Just to make the context clear, he was doing two separate things at my suggestion. The first was to show his supernode equation. The second was to approach the problem without a supernode at all by choosing a different reference.

 

Just to make the context clear, he was doing two separate things at my suggestion. The first was to show his supernode equation. The second was to approach the problem without a supernode at all by choosing a different reference.

I know that. I was simply pointing out how close his supernode attempt was to being correct, which you also pointed out. I was still working on my post when you had already posted about the his failure to account properly for the current source so I didn't see yours.
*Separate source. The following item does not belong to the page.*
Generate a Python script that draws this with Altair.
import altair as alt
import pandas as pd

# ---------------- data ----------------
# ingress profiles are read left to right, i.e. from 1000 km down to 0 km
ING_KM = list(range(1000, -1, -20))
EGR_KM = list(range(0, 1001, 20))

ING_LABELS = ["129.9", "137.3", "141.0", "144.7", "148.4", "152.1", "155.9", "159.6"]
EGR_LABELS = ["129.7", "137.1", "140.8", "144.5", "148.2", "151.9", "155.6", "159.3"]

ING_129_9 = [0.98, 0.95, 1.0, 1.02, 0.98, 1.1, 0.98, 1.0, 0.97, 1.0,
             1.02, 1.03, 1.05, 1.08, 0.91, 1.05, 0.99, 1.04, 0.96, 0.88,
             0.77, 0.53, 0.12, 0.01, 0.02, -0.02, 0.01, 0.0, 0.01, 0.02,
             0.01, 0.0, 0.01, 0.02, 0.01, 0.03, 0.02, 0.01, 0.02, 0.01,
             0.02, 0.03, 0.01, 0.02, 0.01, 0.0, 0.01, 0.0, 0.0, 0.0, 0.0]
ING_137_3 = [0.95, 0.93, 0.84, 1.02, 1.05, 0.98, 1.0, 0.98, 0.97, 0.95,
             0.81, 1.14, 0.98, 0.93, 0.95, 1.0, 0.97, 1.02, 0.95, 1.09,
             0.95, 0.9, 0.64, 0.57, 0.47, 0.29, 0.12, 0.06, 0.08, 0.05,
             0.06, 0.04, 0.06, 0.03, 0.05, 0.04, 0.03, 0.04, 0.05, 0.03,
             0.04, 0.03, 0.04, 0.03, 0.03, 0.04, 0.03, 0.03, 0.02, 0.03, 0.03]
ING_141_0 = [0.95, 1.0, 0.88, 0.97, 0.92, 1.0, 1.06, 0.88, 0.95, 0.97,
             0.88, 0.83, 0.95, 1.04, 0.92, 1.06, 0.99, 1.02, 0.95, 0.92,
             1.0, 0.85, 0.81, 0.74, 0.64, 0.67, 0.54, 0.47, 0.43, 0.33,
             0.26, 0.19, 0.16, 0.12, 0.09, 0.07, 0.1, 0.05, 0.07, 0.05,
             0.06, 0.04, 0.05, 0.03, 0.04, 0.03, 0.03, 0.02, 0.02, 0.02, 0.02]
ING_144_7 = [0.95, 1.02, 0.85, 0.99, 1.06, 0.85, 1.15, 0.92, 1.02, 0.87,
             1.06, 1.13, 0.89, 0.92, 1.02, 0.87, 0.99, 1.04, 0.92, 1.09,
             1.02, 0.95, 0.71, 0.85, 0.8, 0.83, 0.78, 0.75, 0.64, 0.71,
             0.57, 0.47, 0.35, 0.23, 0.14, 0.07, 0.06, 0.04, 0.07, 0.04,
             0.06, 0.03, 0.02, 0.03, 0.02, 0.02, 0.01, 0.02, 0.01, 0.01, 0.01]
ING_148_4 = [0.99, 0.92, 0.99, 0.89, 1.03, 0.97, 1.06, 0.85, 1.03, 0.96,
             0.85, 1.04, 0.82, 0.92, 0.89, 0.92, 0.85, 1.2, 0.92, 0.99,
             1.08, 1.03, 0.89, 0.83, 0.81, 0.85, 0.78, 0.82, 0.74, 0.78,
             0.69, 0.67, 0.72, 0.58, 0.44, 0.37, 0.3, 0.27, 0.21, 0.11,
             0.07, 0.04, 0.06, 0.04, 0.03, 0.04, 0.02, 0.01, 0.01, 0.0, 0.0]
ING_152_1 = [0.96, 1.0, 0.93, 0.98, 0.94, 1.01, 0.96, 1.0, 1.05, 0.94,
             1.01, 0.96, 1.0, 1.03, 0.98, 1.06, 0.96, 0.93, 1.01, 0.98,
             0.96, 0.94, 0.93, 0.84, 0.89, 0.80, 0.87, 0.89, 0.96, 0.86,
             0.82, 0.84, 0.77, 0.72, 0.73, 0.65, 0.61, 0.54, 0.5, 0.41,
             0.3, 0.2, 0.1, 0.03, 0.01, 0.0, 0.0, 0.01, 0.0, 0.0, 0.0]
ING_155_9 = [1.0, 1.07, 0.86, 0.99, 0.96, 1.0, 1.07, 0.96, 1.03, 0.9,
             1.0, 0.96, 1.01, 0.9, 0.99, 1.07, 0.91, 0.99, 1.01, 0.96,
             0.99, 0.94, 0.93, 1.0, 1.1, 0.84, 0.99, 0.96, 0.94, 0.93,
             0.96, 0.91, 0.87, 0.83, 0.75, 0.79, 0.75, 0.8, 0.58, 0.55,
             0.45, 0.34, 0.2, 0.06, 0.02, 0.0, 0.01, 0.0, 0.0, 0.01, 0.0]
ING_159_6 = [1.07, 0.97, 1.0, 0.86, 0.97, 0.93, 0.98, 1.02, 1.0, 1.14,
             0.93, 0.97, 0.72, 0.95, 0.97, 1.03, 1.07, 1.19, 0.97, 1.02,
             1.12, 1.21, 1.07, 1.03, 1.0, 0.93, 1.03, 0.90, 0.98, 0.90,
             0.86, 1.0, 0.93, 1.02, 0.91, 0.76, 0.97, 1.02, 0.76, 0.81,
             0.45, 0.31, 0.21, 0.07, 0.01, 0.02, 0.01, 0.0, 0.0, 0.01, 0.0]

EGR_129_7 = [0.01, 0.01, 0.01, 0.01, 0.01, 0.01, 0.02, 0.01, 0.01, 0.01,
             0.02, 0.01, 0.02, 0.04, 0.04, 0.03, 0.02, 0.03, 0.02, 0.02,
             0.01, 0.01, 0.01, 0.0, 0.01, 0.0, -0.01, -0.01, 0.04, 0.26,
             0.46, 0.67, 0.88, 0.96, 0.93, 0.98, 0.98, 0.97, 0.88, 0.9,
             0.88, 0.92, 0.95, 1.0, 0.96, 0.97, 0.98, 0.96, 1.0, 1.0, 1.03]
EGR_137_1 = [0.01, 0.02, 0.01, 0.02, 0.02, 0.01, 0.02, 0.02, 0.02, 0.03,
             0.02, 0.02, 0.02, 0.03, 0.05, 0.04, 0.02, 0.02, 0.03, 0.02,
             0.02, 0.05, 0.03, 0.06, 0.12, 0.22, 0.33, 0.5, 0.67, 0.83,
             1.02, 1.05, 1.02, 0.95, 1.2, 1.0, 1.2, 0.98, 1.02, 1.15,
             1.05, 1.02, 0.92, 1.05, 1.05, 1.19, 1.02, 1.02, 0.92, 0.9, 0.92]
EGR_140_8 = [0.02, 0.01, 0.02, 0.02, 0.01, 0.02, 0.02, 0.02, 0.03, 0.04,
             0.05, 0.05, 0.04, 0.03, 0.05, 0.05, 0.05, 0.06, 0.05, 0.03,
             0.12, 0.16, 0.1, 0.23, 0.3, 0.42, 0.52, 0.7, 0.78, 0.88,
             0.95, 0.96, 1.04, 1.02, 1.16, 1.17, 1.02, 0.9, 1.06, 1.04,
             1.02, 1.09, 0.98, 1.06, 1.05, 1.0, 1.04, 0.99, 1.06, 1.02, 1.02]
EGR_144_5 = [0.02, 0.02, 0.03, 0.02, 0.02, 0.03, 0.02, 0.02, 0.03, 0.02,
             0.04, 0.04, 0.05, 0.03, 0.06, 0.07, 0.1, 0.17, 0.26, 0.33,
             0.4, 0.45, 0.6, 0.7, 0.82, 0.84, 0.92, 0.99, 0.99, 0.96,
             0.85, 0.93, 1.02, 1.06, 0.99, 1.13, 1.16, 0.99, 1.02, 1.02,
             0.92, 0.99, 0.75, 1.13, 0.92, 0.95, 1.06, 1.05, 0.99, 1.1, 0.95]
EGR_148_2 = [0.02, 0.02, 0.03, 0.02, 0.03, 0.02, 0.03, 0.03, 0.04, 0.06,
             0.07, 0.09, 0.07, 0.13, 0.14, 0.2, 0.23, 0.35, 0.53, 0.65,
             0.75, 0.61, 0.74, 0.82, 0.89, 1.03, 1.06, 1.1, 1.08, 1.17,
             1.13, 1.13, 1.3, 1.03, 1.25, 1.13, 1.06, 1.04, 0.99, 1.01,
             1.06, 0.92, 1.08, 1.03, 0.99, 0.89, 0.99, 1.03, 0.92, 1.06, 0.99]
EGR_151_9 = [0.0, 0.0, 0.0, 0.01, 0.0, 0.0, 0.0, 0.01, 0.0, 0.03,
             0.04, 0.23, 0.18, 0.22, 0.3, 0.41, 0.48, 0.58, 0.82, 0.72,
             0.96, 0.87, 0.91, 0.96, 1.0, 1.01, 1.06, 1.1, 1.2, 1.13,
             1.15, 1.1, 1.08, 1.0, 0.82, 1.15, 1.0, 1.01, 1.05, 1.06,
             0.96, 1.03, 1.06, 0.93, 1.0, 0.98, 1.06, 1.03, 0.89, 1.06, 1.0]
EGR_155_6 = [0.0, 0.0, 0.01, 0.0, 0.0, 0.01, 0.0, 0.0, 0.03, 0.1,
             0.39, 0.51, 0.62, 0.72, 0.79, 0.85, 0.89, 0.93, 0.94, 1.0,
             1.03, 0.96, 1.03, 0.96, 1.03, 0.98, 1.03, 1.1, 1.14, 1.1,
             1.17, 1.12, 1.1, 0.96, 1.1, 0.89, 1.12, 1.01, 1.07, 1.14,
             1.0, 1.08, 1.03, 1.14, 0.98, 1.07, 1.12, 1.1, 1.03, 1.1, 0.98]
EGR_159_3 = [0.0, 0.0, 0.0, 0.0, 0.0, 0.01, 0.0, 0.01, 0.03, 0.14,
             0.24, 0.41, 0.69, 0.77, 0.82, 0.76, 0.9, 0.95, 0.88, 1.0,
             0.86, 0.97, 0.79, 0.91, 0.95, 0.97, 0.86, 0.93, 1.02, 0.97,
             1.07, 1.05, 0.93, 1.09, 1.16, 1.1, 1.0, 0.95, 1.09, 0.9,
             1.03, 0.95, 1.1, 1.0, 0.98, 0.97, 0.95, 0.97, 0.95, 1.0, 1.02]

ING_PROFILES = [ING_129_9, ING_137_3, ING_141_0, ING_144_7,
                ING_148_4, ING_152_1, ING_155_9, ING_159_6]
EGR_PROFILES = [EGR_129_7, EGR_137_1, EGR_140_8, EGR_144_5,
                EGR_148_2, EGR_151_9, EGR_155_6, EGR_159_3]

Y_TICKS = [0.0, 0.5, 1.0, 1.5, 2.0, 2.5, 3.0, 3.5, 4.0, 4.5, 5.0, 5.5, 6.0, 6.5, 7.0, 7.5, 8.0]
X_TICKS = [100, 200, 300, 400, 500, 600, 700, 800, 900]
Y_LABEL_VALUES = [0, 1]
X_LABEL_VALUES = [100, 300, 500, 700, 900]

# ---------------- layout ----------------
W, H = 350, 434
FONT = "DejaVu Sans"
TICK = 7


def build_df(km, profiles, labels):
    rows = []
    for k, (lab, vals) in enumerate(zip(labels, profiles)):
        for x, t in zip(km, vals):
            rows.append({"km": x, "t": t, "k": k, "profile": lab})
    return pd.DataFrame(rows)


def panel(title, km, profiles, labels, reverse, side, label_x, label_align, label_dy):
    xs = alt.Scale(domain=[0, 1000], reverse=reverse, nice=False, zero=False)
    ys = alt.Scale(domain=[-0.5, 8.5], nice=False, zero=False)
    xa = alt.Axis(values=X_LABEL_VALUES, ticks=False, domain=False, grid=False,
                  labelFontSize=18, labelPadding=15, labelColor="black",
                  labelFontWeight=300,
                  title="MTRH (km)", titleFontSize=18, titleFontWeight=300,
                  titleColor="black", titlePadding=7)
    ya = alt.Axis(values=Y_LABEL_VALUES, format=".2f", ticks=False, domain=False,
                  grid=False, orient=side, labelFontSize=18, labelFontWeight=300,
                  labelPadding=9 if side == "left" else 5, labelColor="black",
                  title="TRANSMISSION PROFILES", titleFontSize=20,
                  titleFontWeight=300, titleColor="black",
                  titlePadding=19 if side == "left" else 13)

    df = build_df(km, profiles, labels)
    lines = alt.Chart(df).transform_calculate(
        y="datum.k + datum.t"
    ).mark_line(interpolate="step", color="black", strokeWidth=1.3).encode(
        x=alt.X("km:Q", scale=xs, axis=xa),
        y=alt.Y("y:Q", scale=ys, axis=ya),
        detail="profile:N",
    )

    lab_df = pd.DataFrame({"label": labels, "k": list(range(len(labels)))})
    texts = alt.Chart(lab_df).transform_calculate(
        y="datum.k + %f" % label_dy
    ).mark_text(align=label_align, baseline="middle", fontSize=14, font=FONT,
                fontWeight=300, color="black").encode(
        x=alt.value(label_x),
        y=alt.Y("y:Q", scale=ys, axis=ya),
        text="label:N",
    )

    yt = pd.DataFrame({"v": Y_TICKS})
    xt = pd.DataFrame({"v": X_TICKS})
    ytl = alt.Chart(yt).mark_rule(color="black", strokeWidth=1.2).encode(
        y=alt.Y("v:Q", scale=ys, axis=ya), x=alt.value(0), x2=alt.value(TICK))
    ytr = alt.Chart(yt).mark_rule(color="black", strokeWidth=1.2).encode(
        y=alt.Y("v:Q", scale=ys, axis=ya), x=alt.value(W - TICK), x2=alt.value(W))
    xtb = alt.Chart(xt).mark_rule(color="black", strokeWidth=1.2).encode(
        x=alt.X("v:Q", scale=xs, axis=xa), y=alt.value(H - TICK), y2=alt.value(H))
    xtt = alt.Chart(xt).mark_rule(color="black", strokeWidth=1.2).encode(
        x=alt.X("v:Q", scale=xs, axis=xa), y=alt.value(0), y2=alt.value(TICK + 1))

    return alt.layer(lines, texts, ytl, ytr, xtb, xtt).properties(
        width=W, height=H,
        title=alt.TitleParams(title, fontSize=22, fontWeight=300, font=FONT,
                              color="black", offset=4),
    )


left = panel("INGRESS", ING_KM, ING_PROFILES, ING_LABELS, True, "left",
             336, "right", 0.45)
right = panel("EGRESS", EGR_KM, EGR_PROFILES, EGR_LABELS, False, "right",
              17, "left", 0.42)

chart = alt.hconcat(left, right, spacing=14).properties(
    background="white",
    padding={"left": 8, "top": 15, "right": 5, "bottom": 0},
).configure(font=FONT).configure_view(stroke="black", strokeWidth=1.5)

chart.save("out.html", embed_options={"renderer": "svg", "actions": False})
There was nothing wrong with your suggestion to choose another reference node; just that his first approach was A-ok with a small mistake.

 

Okay -- I had thought that you had thought the two were part of the same effort, because taken on its own it does tend to read that way.

 

So it should look something like this:

V1 = 0 V
V2 = 8 V
V3 = 12 V

KCL @ V4: (V4 - V1)/(4 Ω) + (V4 - V2)/(10 Ω) + (V4 - V3)/(5 Ω) = 0

Wow my equations were totally wrong, I resolved it with this method & it checked out.

YES! It is entering and exiting the supernode, so you need TWO terms in your equation, +0.25 A - 0.25 A, which cancel out.

One way to help avoid missing this is count how branches are connected to your supernode (i.e., cross the boundary)? There are five. But your equation only has four. So one is missing.

Get in the habit of doing every little sanity check you can think of as you do the work. You WILL make silly, stupid mistakes on a regular basis -- we ALL do. But a good engineer diligently checks their work to catch and correct those mistakes.

Thank you so very much for your help, you really opened my mind to new ways of thinking.

If the current is both entering and exiting then perhaps your equation should be:

(V1)/4+(V2)/10+(V3)/5=0.25-0.25, V2-V1=8, V3-V1=12

Or, in other words: (V1)/4+(V2)/10+(V3)/5=0, V2-V1=8, V3-V1=12

If I solve the equation as you had it, I get:

View attachment 141737

But with the suggested change:

View attachment 141739

You don't need to change your reference node; you just need to notice that the .25 amp both enters and leaves the supernode. In other words, it does nothing.

Resolved it and my answers checked out with yours, don't know how I didn't see the current flowing out, Thank you so much for your help.